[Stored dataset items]
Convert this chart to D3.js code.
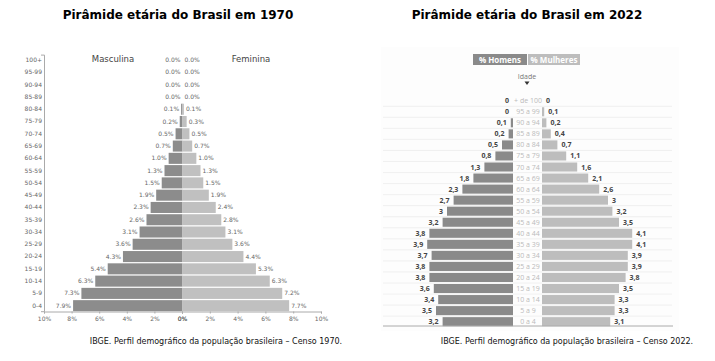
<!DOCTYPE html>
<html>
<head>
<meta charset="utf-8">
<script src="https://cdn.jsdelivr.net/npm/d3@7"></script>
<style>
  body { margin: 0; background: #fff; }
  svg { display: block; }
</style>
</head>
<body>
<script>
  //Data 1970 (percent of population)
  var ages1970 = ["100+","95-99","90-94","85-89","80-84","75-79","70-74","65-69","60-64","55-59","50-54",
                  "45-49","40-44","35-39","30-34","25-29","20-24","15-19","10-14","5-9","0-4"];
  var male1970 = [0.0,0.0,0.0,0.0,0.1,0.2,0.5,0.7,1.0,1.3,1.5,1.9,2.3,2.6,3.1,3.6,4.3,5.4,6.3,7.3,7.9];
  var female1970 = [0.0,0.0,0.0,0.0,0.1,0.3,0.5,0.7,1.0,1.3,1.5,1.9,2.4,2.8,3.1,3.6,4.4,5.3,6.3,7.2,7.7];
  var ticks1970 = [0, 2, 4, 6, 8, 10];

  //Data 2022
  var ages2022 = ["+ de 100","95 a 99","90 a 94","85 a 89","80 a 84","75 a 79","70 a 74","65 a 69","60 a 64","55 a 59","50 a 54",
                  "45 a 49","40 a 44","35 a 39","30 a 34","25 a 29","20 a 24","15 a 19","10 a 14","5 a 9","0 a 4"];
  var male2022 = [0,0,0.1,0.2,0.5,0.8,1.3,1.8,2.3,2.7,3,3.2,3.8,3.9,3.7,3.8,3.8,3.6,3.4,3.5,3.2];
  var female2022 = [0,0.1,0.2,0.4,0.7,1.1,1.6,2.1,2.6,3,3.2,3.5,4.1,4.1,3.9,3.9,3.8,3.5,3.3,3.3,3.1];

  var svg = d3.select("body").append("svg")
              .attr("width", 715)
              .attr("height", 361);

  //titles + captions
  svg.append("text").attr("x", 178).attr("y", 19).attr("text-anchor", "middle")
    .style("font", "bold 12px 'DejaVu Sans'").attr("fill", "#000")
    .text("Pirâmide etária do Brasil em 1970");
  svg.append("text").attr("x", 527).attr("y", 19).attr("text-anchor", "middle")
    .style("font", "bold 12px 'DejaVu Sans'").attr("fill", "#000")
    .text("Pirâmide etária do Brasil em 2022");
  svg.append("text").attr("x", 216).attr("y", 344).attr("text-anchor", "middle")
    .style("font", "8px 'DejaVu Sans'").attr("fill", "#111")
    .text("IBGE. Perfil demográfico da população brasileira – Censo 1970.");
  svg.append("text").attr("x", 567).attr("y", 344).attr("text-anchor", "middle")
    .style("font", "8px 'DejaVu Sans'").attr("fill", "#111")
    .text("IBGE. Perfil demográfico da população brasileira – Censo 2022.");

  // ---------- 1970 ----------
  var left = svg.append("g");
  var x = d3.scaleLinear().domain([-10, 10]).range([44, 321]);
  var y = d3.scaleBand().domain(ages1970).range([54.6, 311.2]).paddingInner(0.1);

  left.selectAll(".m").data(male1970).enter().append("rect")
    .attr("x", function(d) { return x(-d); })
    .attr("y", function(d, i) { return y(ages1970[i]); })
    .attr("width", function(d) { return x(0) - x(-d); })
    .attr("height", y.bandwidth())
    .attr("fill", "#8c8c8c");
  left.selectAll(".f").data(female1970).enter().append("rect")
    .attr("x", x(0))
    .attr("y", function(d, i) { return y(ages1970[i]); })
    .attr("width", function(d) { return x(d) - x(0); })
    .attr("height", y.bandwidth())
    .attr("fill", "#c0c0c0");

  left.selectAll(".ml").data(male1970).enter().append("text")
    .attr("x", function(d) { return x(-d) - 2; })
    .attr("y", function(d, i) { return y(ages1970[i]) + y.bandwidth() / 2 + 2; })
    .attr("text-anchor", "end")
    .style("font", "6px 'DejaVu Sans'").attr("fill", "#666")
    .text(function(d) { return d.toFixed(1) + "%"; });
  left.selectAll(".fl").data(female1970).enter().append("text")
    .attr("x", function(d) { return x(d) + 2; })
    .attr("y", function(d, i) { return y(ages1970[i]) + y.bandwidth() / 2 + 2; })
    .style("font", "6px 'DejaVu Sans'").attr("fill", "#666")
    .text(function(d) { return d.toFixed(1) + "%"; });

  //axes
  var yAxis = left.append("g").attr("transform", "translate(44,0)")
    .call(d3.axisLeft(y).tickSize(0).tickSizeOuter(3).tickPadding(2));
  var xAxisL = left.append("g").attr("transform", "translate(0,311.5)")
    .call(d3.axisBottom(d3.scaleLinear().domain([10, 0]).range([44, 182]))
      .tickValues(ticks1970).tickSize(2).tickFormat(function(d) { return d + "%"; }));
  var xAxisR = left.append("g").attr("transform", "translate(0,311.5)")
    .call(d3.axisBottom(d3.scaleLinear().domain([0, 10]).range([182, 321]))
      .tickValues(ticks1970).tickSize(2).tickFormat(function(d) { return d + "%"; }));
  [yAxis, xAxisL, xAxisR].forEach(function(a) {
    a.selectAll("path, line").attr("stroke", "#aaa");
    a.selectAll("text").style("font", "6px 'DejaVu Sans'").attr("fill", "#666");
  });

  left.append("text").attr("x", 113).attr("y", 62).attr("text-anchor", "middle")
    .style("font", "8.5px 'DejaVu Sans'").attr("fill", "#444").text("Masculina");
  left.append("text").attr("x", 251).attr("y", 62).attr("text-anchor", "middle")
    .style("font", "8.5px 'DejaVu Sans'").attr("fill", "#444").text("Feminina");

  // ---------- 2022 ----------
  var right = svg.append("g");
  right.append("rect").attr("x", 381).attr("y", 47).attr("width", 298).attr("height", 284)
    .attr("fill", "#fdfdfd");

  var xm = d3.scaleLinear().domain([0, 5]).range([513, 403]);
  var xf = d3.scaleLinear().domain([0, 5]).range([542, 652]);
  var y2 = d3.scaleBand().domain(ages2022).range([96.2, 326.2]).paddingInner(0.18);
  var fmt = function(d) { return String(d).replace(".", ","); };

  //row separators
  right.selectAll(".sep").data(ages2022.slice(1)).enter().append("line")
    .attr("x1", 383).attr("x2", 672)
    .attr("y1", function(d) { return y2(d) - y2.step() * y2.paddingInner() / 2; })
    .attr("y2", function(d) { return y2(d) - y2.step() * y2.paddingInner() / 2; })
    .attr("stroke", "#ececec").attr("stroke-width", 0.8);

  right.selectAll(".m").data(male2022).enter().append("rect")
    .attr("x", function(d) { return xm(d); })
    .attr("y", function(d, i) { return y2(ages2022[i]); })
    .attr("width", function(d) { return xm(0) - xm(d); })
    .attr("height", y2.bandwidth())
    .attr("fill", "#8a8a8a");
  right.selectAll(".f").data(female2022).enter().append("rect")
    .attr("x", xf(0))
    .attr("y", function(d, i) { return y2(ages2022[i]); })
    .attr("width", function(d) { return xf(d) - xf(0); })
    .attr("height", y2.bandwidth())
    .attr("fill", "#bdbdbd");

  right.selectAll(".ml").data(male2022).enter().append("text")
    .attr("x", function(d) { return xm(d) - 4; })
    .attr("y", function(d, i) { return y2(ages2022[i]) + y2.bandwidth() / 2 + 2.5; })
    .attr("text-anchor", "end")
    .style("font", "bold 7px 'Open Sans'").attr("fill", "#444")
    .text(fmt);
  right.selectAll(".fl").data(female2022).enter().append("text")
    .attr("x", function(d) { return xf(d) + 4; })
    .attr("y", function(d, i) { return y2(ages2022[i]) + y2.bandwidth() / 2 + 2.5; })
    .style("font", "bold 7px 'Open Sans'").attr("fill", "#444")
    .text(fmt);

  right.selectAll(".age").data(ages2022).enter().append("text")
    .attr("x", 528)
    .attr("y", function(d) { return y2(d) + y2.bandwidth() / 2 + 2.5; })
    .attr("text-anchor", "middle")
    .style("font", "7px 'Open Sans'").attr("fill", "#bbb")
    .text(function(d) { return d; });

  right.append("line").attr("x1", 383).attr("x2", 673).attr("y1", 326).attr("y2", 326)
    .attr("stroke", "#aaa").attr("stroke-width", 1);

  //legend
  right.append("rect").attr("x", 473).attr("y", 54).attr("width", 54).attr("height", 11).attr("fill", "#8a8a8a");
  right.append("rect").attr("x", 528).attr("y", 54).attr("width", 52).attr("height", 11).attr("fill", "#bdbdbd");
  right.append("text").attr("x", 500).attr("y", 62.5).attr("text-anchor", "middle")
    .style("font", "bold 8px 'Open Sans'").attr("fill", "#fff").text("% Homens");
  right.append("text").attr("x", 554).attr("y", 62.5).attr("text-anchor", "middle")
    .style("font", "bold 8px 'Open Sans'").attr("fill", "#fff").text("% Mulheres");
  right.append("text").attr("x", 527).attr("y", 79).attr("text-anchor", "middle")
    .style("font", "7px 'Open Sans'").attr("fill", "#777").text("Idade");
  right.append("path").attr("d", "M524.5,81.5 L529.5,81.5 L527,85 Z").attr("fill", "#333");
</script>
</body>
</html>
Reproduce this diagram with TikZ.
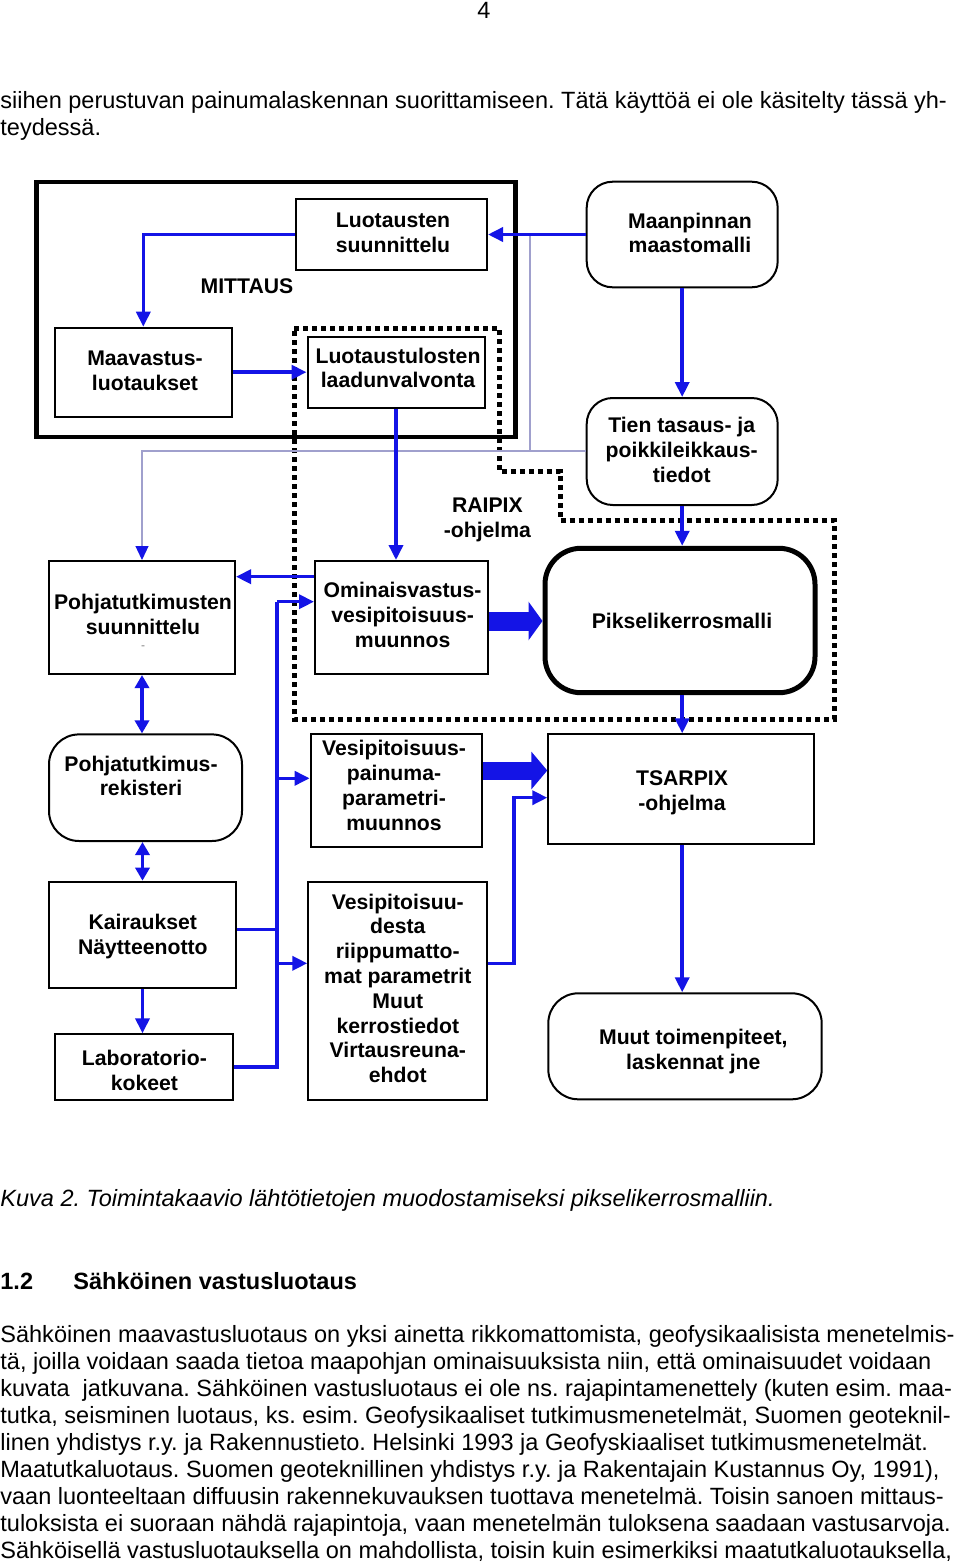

Prompt => From the top of the listing above, repeat each line exactly until you reach the line containing "var ticks1970 = [0, 2, 4, 6, 8, 10];", and repeat that one too. Leave the pictures out.

Task answer =>
Convert this chart to D3.js code.
<!DOCTYPE html>
<html>
<head>
<meta charset="utf-8">
<script src="https://cdn.jsdelivr.net/npm/d3@7"></script>
<style>
  body { margin: 0; background: #fff; }
  svg { display: block; }
</style>
</head>
<body>
<script>
  //Data 1970 (percent of population)
  var ages1970 = ["100+","95-99","90-94","85-89","80-84","75-79","70-74","65-69","60-64","55-59","50-54",
                  "45-49","40-44","35-39","30-34","25-29","20-24","15-19","10-14","5-9","0-4"];
  var male1970 = [0.0,0.0,0.0,0.0,0.1,0.2,0.5,0.7,1.0,1.3,1.5,1.9,2.3,2.6,3.1,3.6,4.3,5.4,6.3,7.3,7.9];
  var female1970 = [0.0,0.0,0.0,0.0,0.1,0.3,0.5,0.7,1.0,1.3,1.5,1.9,2.4,2.8,3.1,3.6,4.4,5.3,6.3,7.2,7.7];
  var ticks1970 = [0, 2, 4, 6, 8, 10];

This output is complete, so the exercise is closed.